The following is an excerpt from Mission High: One School, How Experts Tried to Fail It, and the Students and Teachers Who Make It Triumph, describing the challenges of Pirette McKamey, a teacher at Mission High School in San Francisco. Reprinted with permission from Nation Books.
Almost thirty years later, McKamey still often remembers her former teacher and recently sent him a thank-you letter when she heard that he had retired: “I have had a teaching career for twenty-five years myself now, some of it spent mentoring novice teachers, so I know how rare what you did is,” she wrote. “Fran, you always made me feel smart.” McKamey’s parents also said that she was intelligent, but Bradley was the first teacher who had the skills to provide evidence: his comments in class about the substance of her ideas, his feedback on her writing, the enthusiasm in his voice when he discussed her thinking. Over the course of a year, that proof solidified into a confidence that couldn’t be easily shaken anymore. It was that pride in her intellect that gave her the fortitude and resilience to cut through many racial stereotypes and negative myths as she made her way through high school and then Boston University.
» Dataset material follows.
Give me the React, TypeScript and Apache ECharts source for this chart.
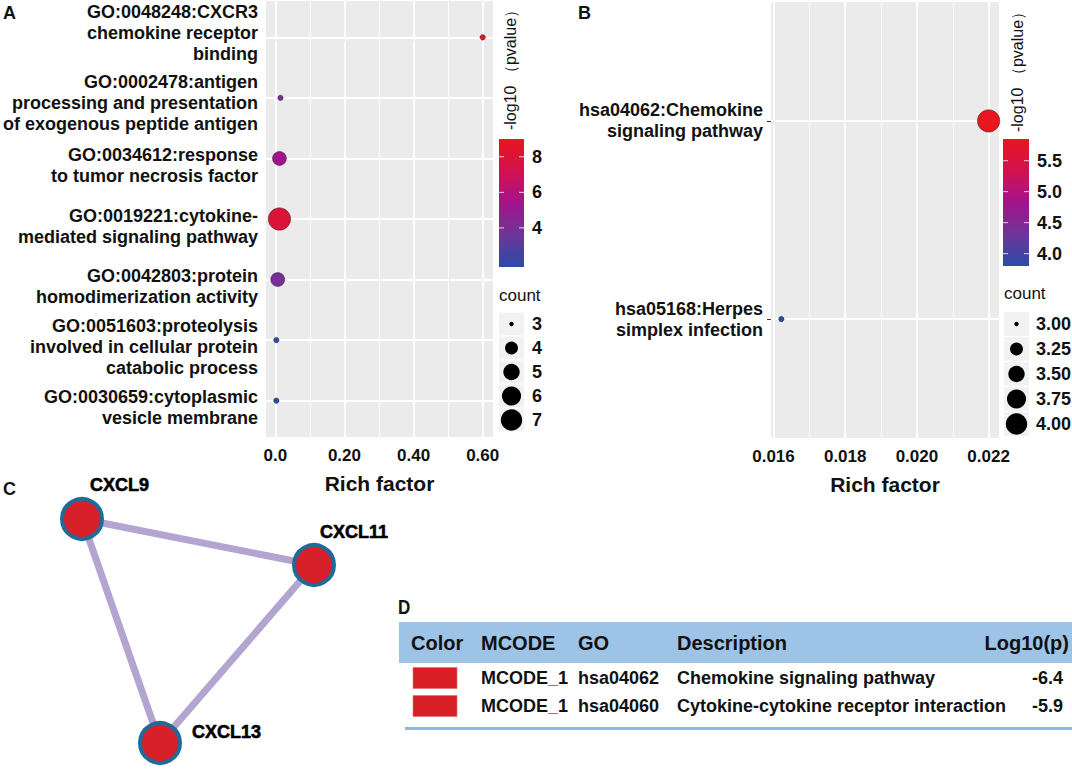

Some students gather enough confidence from their teachers, family, mentors, and peers to succeed in spite of subtle and overt social cues that signal the perceived intellectual inferiority of black people. But too many African American students that McKamey encounters fall off the cliff. They internalize the damaging feeling of inferiority that young adults pick up even from the most casual encounters in and out of the classroom. Some are explicit demands for silence directed at black students. Others are more subtle rejections: averted gazes, hesitations, and pauses.
Jesmyn first met McKamey four years ago, when she walked into a night class to fix an F she had received in English. The first thing Jesmyn declared—with much conviction—was that she wasn’t good at school. The second statement she made was that she was a bad writer. Her teacher listened patiently, she recalls, and looked at her differently than any other teacher before. “Ms. McKamey was able to see the good in me through the worst of my times,” Jesmyn recalls now. “When I came to Mission, I was going through a lot of challenges in my life and I was a mess. I had a huge attitude. But Ms. McKamey continued to remind me that I was a wise and beautiful young lady every chance she got. If I didn’t feel like reading or writing and I gave her attitude, she’d give it right back to me, but then there was a compliment about my work right after.”
She got an A– in that night class with McKamey. “I worked my butt off learning grammar and writing,” she says. “When I heard my grade, I thought they made a mistake.” A year earlier, she had transferred to Mission High with a GPA of 1.1.